Biden Offers To Debate Trump With Long List Of Demands

President Biden said on Wednesday that he would be up for a debate with former President Donald Trump. However, his proposal came with several strings attached.

In a video posted to X, Biden rose to Trump’s previous challenge for a debate, even though he claimed that Trump “hasn’t shown up for a debate” since he “lost” to him in the presidential debates in 2020 when they first campaigned against each other.

“Now he is acting like he wants to debate me again. Well, make my day, pal. I’ll even do it twice. So let’s pick the dates, Donald. I hear you’re free on Wednesdays,” Biden stated, referring to Trump’s hush money trial in Manhattan where he usually appears in court on Mondays, Tuesdays, Thursdays and Fridays.

Biden’s announcement was followed by a letter from his campaign to the Commission on Presidential Debates, the nonpartisan commission that puts together debates among candidates.
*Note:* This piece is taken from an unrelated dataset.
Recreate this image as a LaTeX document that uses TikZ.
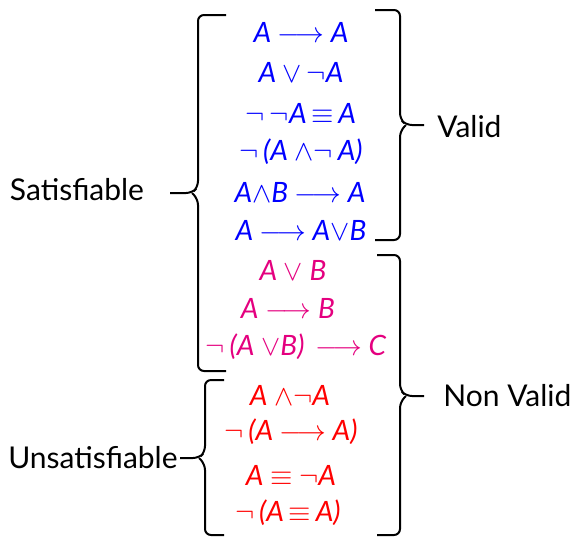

In the letter, the Biden campaign listed some limits they’re demanding if there would be a debate between the incumbent president and the Republican presidential candidate.
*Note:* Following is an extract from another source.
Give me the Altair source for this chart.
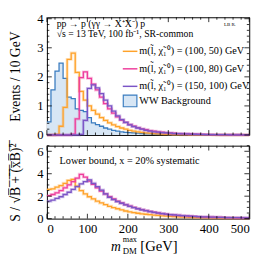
import altair as alt
import pandas as pd

# ---------------- data (bin left edges, 10 GeV bins) ----------------
edges = list(range(0, 500, 10))

ww_bkg = [0.45, 1.55, 2.2, 2.47, 1.95, 1.3, 1.25, 0.9, 0.85, 0.8,
          0.6, 0.42, 0.36, 0.3, 0.24, 0.2, 0.16, 0.13, 0.11, 0.09,
          0.08, 0.07, 0.06, 0.05, 0.04, 0.035, 0.03, 0.025, 0.02, 0.02,
          0.015, 0.015, 0.01, 0.01, 0.01, 0.008, 0.007, 0.006, 0.005, 0.005,
          0.004, 0.004, 0.003, 0.003, 0.002, 0.002, 0.002, 0.001, 0.001, 0.001]

sig_100_50 = [0, 0, 0.02, 0.3, 0.95, 2.6, 2.82, 2.15, 1.5, 1.2,
              1.0, 0.85, 0.72, 0.6, 0.5, 0.42, 0.35, 0.29, 0.24, 0.2,
              0.16, 0.13, 0.11, 0.09, 0.07, 0.06, 0.05, 0.04, 0.03, 0.025,
              0.02, 0.015, 0.012, 0.01, 0.008, 0.006, 0.005, 0.004, 0.003, 0.002,
              0.002, 0.001, 0.001, 0.001, 0, 0, 0, 0, 0, 0]

sig_100_80 = [0, 0, 0, 0, 0, 0, 0.03, 0.55, 1.97, 2.17,
              1.95, 1.75, 1.55, 1.3, 1.08, 0.9, 0.75, 0.62, 0.51, 0.43,
              0.36, 0.3, 0.25, 0.21, 0.18, 0.15, 0.13, 0.11, 0.095, 0.08,
              0.07, 0.06, 0.05, 0.045, 0.04, 0.035, 0.03, 0.025, 0.02, 0.018,
              0.015, 0.013, 0.011, 0.01, 0.008, 0.007, 0.006, 0.005, 0.004, 0.003]

sig_150_100 = [0, 0, 0, 0, 0, 0, 0, 0, 0.02, 0.5,
               1.6, 1.72, 1.62, 1.42, 1.2, 1.0, 0.82, 0.66, 0.53, 0.43,
               0.35, 0.29, 0.24, 0.2, 0.16, 0.13, 0.11, 0.095, 0.08, 0.07,
               0.06, 0.05, 0.045, 0.04, 0.035, 0.03, 0.025, 0.022, 0.019, 0.016,
               0.014, 0.012, 0.01, 0.009, 0.008, 0.007, 0.006, 0.005, 0.004, 0.003]

signif_100_50 = [2.6, 2.65, 2.8, 2.95, 3.15, 3.4, 3.5, 2.9, 2.5, 2.2,
                 1.95, 1.75, 1.55, 1.4, 1.25, 1.1, 0.98, 0.88, 0.78, 0.68,
                 0.6, 0.54, 0.48, 0.43, 0.39, 0.35, 0.31, 0.28, 0.25, 0.22,
                 0.2, 0.18, 0.16, 0.14, 0.13, 0.12, 0.1, 0.09, 0.08, 0.07,
                 0.06, 0.055, 0.05, 0.045, 0.04, 0.035, 0.03, 0.025, 0.02, 0.02]

signif_100_80 = [2.05, 2.15, 2.3, 2.5, 2.75, 3.0, 3.3, 3.6, 3.95, 3.7,
                 3.35, 3.05, 2.75, 2.45, 2.2, 1.95, 1.75, 1.55, 1.4, 1.25,
                 1.12, 1.0, 0.9, 0.8, 0.72, 0.64, 0.57, 0.51, 0.45, 0.4,
                 0.36, 0.33, 0.3, 0.27, 0.24, 0.22, 0.2, 0.18, 0.16, 0.15,
                 0.14, 0.13, 0.12, 0.11, 0.1, 0.09, 0.08, 0.075, 0.07, 0.065]

signif_150_100 = [1.55, 1.65, 1.8, 1.95, 2.15, 2.35, 2.6, 2.85, 3.1, 3.3,
                  3.45, 3.15, 2.85, 2.55, 2.2, 1.9, 1.7, 1.52, 1.37, 1.23,
                  1.1, 0.98, 0.88, 0.79, 0.71, 0.63, 0.56, 0.5, 0.45, 0.4,
                  0.36, 0.33, 0.3, 0.27, 0.24, 0.22, 0.2, 0.18, 0.16, 0.15,
                  0.14, 0.13, 0.12, 0.11, 0.1, 0.09, 0.085, 0.08, 0.075, 0.07]

x_ticks_major = [0, 100, 200, 300, 400, 500]
x_ticks_minor = [v for v in range(0, 501, 20) if v % 100 != 0]
y1_ticks_major = [0, 1, 2, 3, 4]
y1_ticks_minor = [round(i * 0.2, 2) for i in range(0, 21) if i % 5 != 0]
y2_ticks_major = [0, 2, 4, 6]
y2_ticks_minor = [0.5, 1, 1.5, 2.5, 3, 3.5, 4.5, 5, 5.5, 6.5]

legend_labels = ["m(l\u0303, \u03c7\u0303\u2081\u2070) = (100, 50) GeV",
                 "m(l\u0303, \u03c7\u0303\u2081\u2070) = (100, 80) GeV",
                 "m(l\u0303, \u03c7\u0303\u2081\u2070) = (150, 100) GeV"]
colors = ["#ffa22a", "#ee3d9c", "#7b55c6"]
blue_line, blue_fill = "#3a7cc0", "#d7e6f5"
SERIF = "Liberation Serif"

# ---------------- layout ----------------
W, H1, H2 = 208, 121, 75
xscale = alt.Scale(domain=[0, 500], nice=False, zero=False)
y1scale = alt.Scale(domain=[0, 4.05], nice=False)
y2scale = alt.Scale(domain=[0, 6.5], nice=False)


def step_df(vals):
    return pd.DataFrame({"x": edges + [500], "y": list(vals) + [vals[-1]]})


one = pd.DataFrame({"a": [0]})

top_x = dict(scale=xscale, axis=None)
top_y_axis = alt.Axis(values=y1_ticks_major, ticks=False, domain=False, grid=False,
                      labelFont=SERIF, labelFontSize=13, labelPadding=4,
                      title="Events / 10 GeV", titleFont=SERIF, titleFontSize=14,
                      titleFontWeight="normal", titlePadding=15)
bot_x_axis = alt.Axis(values=x_ticks_major, ticks=False, domain=False, grid=False,
                      labelFont=SERIF, labelFontSize=13, labelPadding=4, title=None)
ov = "".join(c + "\u0305" for c in "B + (xB)\u00b2")
bot_y_axis = alt.Axis(values=y2_ticks_major, ticks=False, domain=False, grid=False,
                      labelFont=SERIF, labelFontSize=13, labelPadding=4,
                      title="S / \u221a" + ov, titleFont=SERIF, titleFontSize=14,
                      titleFontWeight="normal", titlePadding=15)


def xticks(vals, h, length, xenc):
    df = pd.DataFrame({"v": vals})
    b = alt.Chart(df).mark_rule(color="black", strokeWidth=0.8)
    return [b.encode(x=alt.X("v:Q", **xenc), y=alt.value(h), y2=alt.value(h - length)),
            b.encode(x=alt.X("v:Q", **xenc), y=alt.value(0), y2=alt.value(length))]


def yticks(vals, length, yenc):
    df = pd.DataFrame({"v": vals})
    b = alt.Chart(df).mark_rule(color="black", strokeWidth=0.8)
    return [b.encode(y=alt.Y("v:Q", **yenc), x=alt.value(0), x2=alt.value(length)),
            b.encode(y=alt.Y("v:Q", **yenc), x=alt.value(W), x2=alt.value(W - length))]


# ---------------- top panel ----------------
ty = dict(scale=y1scale, axis=top_y_axis)
top_layers = []
ww = step_df(ww_bkg)
top_layers.append(alt.Chart(ww).mark_area(interpolate="step-after", color=blue_fill).encode(
    x=alt.X("x:Q", **top_x), y=alt.Y("y:Q", **ty)))
top_layers.append(alt.Chart(ww).mark_line(interpolate="step-after", color=blue_line, strokeWidth=1.3).encode(
    x=alt.X("x:Q", **top_x), y=alt.Y("y:Q", **ty)))
for vals, col in zip([sig_100_50, sig_100_80, sig_150_100], colors):
    d = step_df(vals)
    top_layers.append(alt.Chart(d).mark_line(interpolate="step-after", color=col, strokeWidth=3,
                                             opacity=0.3).encode(
        x=alt.X("x:Q", **top_x), y=alt.Y("y:Q", **ty)))
    top_layers.append(alt.Chart(d).mark_line(interpolate="step-after", color=col, strokeWidth=1.3).encode(
        x=alt.X("x:Q", **top_x), y=alt.Y("y:Q", **ty)))

top_layers += xticks(x_ticks_major, H1, 5, top_x) + xticks(x_ticks_minor, H1, 2.5, top_x)
top_layers += yticks(y1_ticks_major, 5, ty) + yticks(y1_ticks_minor, 2.5, ty)

# annotations
top_layers.append(alt.Chart(one).mark_text(text="pp \u2192 p (\u03b3\u03b3 \u2192 X\u207aX\u207b) p",
                                           align="left", baseline="middle", font=SERIF,
                                           fontSize=10).encode(x=alt.value(10), y=alt.value(7)))
top_layers.append(alt.Chart(one).mark_text(text="\u221as = 13 TeV, 100 fb\u207b\u00b9, SR-common",
                                           align="left", baseline="middle", font=SERIF,
                                           fontSize=10).encode(x=alt.value(10), y=alt.value(17)))
top_layers.append(alt.Chart(one).mark_text(text="LB R.", align="left", baseline="middle",
                                           font=SERIF, fontSize=5).encode(x=alt.value(182), y=alt.value(7)))
for i, (lab, col) in enumerate(zip(legend_labels, colors)):
    yy = 35 + 18 * i
    top_layers.append(alt.Chart(one).mark_rule(color=col, strokeWidth=1.5).encode(
        x=alt.value(78), x2=alt.value(93), y=alt.value(yy)))
    top_layers.append(alt.Chart(one).mark_text(text=lab, align="left", baseline="middle", font=SERIF,
                                               fontSize=10.5).encode(x=alt.value(95), y=alt.value(yy)))
top_layers.append(alt.Chart(one).mark_rect(fill=blue_fill, stroke=blue_line, strokeWidth=1.2).encode(
    x=alt.value(78.5), x2=alt.value(92.5), y=alt.value(80), y2=alt.value(92)))
top_layers.append(alt.Chart(one).mark_text(text="WW Background", align="left", baseline="middle",
                                           font=SERIF, fontSize=10.5).encode(x=alt.value(95), y=alt.value(86)))

top = alt.layer(*top_layers).properties(width=W, height=H1)

# ---------------- bottom panel ----------------
bx = dict(scale=xscale, axis=bot_x_axis)
by = dict(scale=y2scale, axis=bot_y_axis)
bot_layers = []
for vals, col in zip([signif_100_50, signif_100_80, signif_150_100], colors):
    d = step_df(vals)
    bot_layers.append(alt.Chart(d).mark_line(interpolate="step-after", color=col, strokeWidth=3,
                                             opacity=0.3).encode(
        x=alt.X("x:Q", **bx), y=alt.Y("y:Q", **by)))
    bot_layers.append(alt.Chart(d).mark_line(interpolate="step-after", color=col, strokeWidth=1.3).encode(
        x=alt.X("x:Q", **bx), y=alt.Y("y:Q", **by)))

bot_layers += xticks(x_ticks_major, H2, 5, bx) + xticks(x_ticks_minor, H2, 2.5, bx)
bot_layers += yticks(y2_ticks_major, 5, by) + yticks(y2_ticks_minor, 2.5, by)

bot_layers.append(alt.Chart(one).mark_text(text="Lower bound, x = 20% systematic", align="left",
                                           baseline="middle", font=SERIF, fontSize=10.5).encode(
    x=alt.value(13), y=alt.value(16)))
# x-axis title m_DM^max [GeV]
bot_layers.append(alt.Chart(one).mark_text(text="m", align="left", baseline="alphabetic", font=SERIF,
                                           fontStyle="italic", fontSize=14).encode(
    x=alt.value(66), y=alt.value(108)))
bot_layers.append(alt.Chart(one).mark_text(text="max", align="left", baseline="alphabetic", font=SERIF,
                                           fontSize=8.5).encode(x=alt.value(78), y=alt.value(99)))
bot_layers.append(alt.Chart(one).mark_text(text="DM", align="left", baseline="alphabetic", font=SERIF,
                                           fontSize=9).encode(x=alt.value(78), y=alt.value(111)))
bot_layers.append(alt.Chart(one).mark_text(text="[GeV]", align="left", baseline="alphabetic", font=SERIF,
                                           fontSize=15).encode(x=alt.value(96), y=alt.value(108)))

bottom = alt.layer(*bot_layers).properties(width=W, height=H2)

chart = alt.vconcat(top, bottom, spacing=11, bounds="flush").properties(
    padding={"left": 0, "top": 0, "right": 2, "bottom": 0}
).configure_view(stroke="black", strokeWidth=1)

chart.save("out.html", embed_options={"renderer": "svg", "actions": False})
The campaign asked that there be no audience for the debate, demanding that the debate is held in a television studio with only Biden, Trump and the moderator present.

Criticizing the CPD for allowing “huge spectacles with large audiences” in its debates, the campaign wrote, “The debates should be conducted for the benefit of the American voters, watching on television and at home — not as entertainment for an in-person audience with raucous or disruptive partisans and donors, who consume valuable debate time with noisy spectacles of approval or jeering. As was the case with the original televised debates in 1960, a television studio with just the candidates and moderators is a better, more cost-efficient way to proceed: focused solely on the interests of voters.”

The team also demanded that third-party candidates are not allowed in the debate, a demand that excludes independent presidential candidate Robert F. Kennedy, Jr.

“The debates should be one-on-one, allowing voters to compare the only two candidates with any statistical chance of prevailing in the Electoral College — and not squandering debate time on candidates with no prospect of becoming President,” the campaign’s letter read.

The demands made by Biden’s team did not end at limiting participants and the audience but went on to limit the number of major news outlets that can host a presidential debate for 2024.

As written in the latter, “It should be hosted by any broadcast organization that hosted a Republican Primary debate in 2016 in which Donald Trump participated, and a Democratic primary debate in 2020 in which President Biden participated — so neither campaign can assert that the sponsoring organization is obviously unacceptable: if both candidates have previously debated on their airwaves, then neither could object to such venue.”

This means that only CNN, CBS, ABC and Telemundo can host a debate.

Other demands the Biden campaign made had to do with candidates’ speaking time at the debate.

“There should be firm time limits for answers, and alternate turns to speak — so that the time is evenly divided and we have an exchange of views, not a spectacle of mutual interruption. A candidate’s microphone should only be active when it is his turn to speak, to promote adherence to the rules and orderly proceedings,” the team wrote.

Despite all the restrictions laid out by Biden’s team, Trump has already accepted the debate challenge, going on to propose that they debate each other more than twice.

“I am Ready and Willing to Debate Crooked Joe at the two proposed times in June and September. I would strongly recommend more than two debates and, for excitement purposes, a very large venue, although Biden is supposedly afraid of crowds – That’s only because he doesn’t get them. Just tell me when, I’ll be there. ‘Let’s get ready to Rumble!!!’” he stated.